That balance is apparent in your craft. With this album, your artistic sensibilities are laced throughout. Still, the narratives you explore are a bit new–a celebration of Black queer intimacy, connection, and hot and sweaty club culture, specifically queer spaces. What inspired the delving into these themes? Did a song or specific experience inform the album?
If we were to try to locate a thread throughout my work, that thread would be the desire, the willingness, the courage, the vulnerability to express that desire, that longing, that yearning. I would say that would be the thread for the first few projects. I centered the heart, the mind, and the spirit. In this new project, I wanted to center the body, and it was time to center the physical. I don't think it was so much “Oh, this is the right time to write work like this” or “ This is the right time to create music with this bpm.” I had the concept in mind for a while, but I was able to pull it together now. Within my canon, the story has just got a little bit lower on the body. It started more lofty, up in the head, and now it's a bit lower. It feels like a natural succession.
When songwriting for this project, was the process similar to past projects, or did you diverge a bit?
I'm always thinking about a concept or working on an idea. I don't think that ever stops. When it comes time to be in the studio, it varies. There's not one way. Sometimes, it's responding to an instrumental, or the instrumental was birthed out of a sensation I want to document. Then the lyrics follow, but there's definitely no one way.
Do you find yourself in social situations writing lyrics or leaving a social situation and recounting through songwriting?

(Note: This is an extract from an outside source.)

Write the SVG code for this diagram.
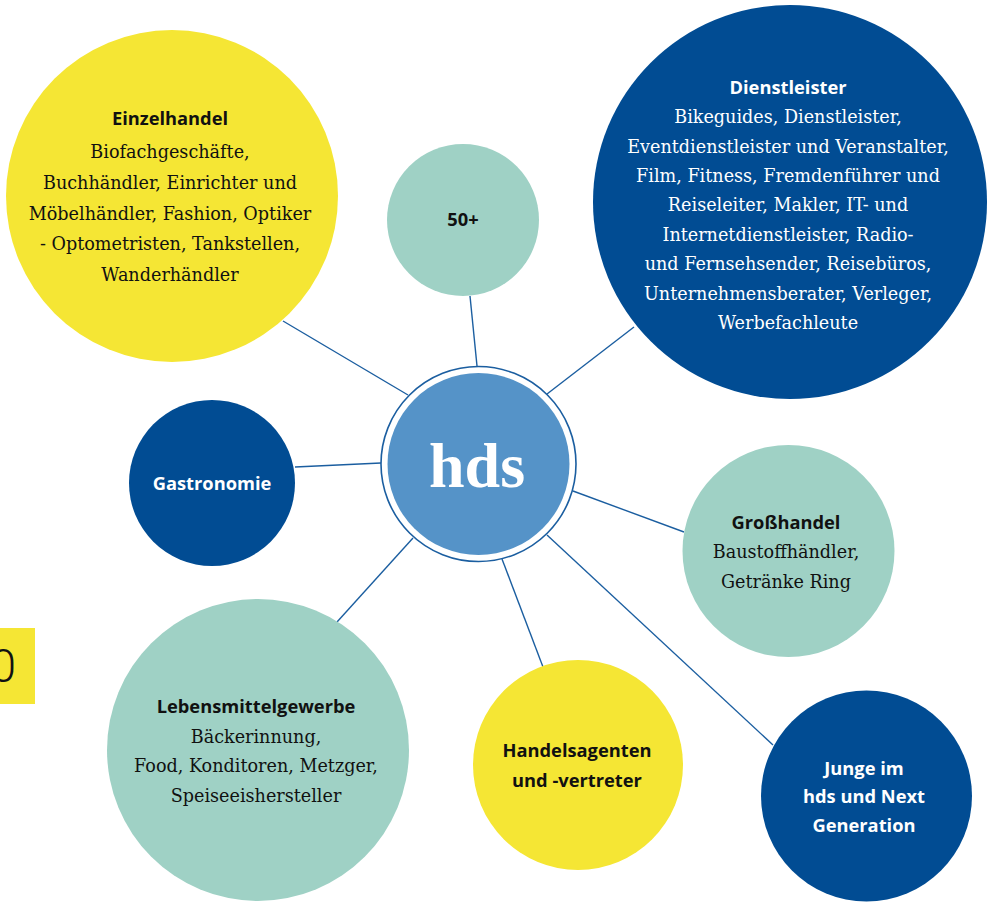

Typically, when I'm having a great time, I enjoy it, and later, I may jot down some ideas, but that's a huge maybe. I have a pretty good memory, so I can recall at least a feeling or one thing that really stuck with me. It could be from a few years ago, and I could still recall it. In my work, especially this album, I'm not trying to write about my life in a literal way. Since I've started making music and sharing it publicly, it's never been autobiographical. It's going to be colored by my perspective, but I tried to push to the edge of the universe and raise the stakes a bit–be a little hyperbolic.
Your beginnings in the church choir to training in classical and opera could have led you down a more traditional path, though you began experimenting with your voice and genre. Did that shift happen in undergrad or after?
Everything that I've learned is still with me and has stayed with me. But then there was also this urge to do my best to find something new within all of this data I had. I graduated college in my 20s, and I just had the urge to make sense of all this information. It's a lifelong pursuit to make sense of this information. I think the beauty and the fun of having a classical background, growing up in church, doing musical theater and jazz, and loving R&B and pop music are that they would expand on different narratives and perspectives that I was familiar with. There were so many different storytelling approaches. What was fun for me was to start to figure out where I fit in all of that and how I could use the melodrama that I witnessed in the classical and operatic world. Or use the tongue-in-cheek humor used in musical theater or the sensuality you find in R&B. And how do you put that all into one thing? I'm still making sense of that.